== Objective ==
In the listing that follows, count each line where the word "matplotlib" appears; write nothing but the count.

──────

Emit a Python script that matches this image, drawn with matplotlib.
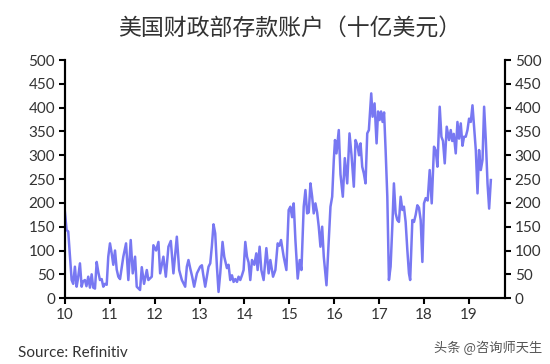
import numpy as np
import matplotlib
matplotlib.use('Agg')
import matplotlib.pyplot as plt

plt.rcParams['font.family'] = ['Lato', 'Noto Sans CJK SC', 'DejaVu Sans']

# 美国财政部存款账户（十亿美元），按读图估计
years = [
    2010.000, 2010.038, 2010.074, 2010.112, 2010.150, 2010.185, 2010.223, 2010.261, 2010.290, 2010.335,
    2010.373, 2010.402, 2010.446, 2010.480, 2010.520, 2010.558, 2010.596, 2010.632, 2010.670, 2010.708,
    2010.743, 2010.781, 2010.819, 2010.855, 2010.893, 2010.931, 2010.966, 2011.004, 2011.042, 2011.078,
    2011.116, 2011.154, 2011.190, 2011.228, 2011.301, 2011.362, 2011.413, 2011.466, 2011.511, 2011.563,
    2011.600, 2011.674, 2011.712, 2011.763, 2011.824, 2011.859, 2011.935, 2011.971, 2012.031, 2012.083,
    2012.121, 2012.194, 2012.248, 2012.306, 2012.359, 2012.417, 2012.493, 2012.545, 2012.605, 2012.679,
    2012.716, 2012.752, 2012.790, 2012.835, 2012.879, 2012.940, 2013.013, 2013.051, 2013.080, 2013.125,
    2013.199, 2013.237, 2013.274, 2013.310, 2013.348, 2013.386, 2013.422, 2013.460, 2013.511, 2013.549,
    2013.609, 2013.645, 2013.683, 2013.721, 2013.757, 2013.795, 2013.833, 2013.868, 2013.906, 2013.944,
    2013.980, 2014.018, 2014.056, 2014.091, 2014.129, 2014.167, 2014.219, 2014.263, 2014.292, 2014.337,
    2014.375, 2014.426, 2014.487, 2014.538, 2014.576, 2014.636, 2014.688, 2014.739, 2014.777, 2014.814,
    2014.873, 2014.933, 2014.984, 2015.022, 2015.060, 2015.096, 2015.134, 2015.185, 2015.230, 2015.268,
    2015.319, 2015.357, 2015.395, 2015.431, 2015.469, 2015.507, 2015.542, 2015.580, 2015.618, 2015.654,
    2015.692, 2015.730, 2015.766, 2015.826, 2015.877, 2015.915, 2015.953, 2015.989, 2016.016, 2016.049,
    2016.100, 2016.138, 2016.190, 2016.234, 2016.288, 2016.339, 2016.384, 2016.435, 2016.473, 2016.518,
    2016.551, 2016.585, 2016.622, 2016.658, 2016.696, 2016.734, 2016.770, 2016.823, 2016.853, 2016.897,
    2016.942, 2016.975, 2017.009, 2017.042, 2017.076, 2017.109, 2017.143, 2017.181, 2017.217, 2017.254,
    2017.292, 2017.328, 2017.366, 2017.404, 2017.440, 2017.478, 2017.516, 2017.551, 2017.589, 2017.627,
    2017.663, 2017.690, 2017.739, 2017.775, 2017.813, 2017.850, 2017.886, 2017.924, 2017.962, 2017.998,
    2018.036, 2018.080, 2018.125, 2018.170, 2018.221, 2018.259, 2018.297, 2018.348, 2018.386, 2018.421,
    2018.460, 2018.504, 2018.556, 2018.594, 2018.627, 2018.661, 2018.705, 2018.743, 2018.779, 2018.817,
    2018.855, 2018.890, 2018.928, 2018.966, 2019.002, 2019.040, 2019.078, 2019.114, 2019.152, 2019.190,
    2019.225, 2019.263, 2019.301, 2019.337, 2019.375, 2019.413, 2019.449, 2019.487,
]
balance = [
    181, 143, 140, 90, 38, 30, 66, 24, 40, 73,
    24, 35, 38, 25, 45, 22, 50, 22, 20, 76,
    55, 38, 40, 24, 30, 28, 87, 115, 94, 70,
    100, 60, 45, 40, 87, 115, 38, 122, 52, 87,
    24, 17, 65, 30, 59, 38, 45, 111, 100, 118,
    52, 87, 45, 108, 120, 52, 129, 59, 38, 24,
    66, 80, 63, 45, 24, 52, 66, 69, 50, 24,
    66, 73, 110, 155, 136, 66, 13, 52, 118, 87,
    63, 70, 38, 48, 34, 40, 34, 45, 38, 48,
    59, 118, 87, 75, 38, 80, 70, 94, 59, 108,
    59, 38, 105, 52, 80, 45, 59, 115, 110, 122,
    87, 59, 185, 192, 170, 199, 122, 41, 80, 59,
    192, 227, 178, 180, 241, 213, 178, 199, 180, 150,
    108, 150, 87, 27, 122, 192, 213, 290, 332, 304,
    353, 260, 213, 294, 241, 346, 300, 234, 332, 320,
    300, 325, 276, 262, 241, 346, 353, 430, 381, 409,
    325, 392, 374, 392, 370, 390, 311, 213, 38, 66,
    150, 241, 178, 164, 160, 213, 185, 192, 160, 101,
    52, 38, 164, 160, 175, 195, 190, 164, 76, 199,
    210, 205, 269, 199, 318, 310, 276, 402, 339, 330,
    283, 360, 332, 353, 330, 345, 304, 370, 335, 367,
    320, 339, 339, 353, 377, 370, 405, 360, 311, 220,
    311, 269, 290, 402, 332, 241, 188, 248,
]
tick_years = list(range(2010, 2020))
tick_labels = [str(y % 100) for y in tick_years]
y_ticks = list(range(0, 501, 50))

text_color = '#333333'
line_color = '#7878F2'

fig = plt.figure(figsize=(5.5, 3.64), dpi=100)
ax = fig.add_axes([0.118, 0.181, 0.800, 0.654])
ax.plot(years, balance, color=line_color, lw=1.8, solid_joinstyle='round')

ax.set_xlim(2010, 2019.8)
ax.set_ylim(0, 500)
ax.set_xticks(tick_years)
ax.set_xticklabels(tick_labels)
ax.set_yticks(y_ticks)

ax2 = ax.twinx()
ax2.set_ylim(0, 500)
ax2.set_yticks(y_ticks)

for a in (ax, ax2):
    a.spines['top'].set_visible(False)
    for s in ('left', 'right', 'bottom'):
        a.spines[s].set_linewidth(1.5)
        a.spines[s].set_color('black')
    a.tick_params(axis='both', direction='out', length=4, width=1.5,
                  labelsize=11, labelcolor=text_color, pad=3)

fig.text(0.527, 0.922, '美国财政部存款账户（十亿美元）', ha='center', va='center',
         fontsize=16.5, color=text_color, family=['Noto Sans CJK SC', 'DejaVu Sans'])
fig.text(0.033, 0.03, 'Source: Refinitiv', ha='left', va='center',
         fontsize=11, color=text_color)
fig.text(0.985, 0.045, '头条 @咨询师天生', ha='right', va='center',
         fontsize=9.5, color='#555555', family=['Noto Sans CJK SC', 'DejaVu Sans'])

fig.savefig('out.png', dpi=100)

──────

== Solution to this problem ==
4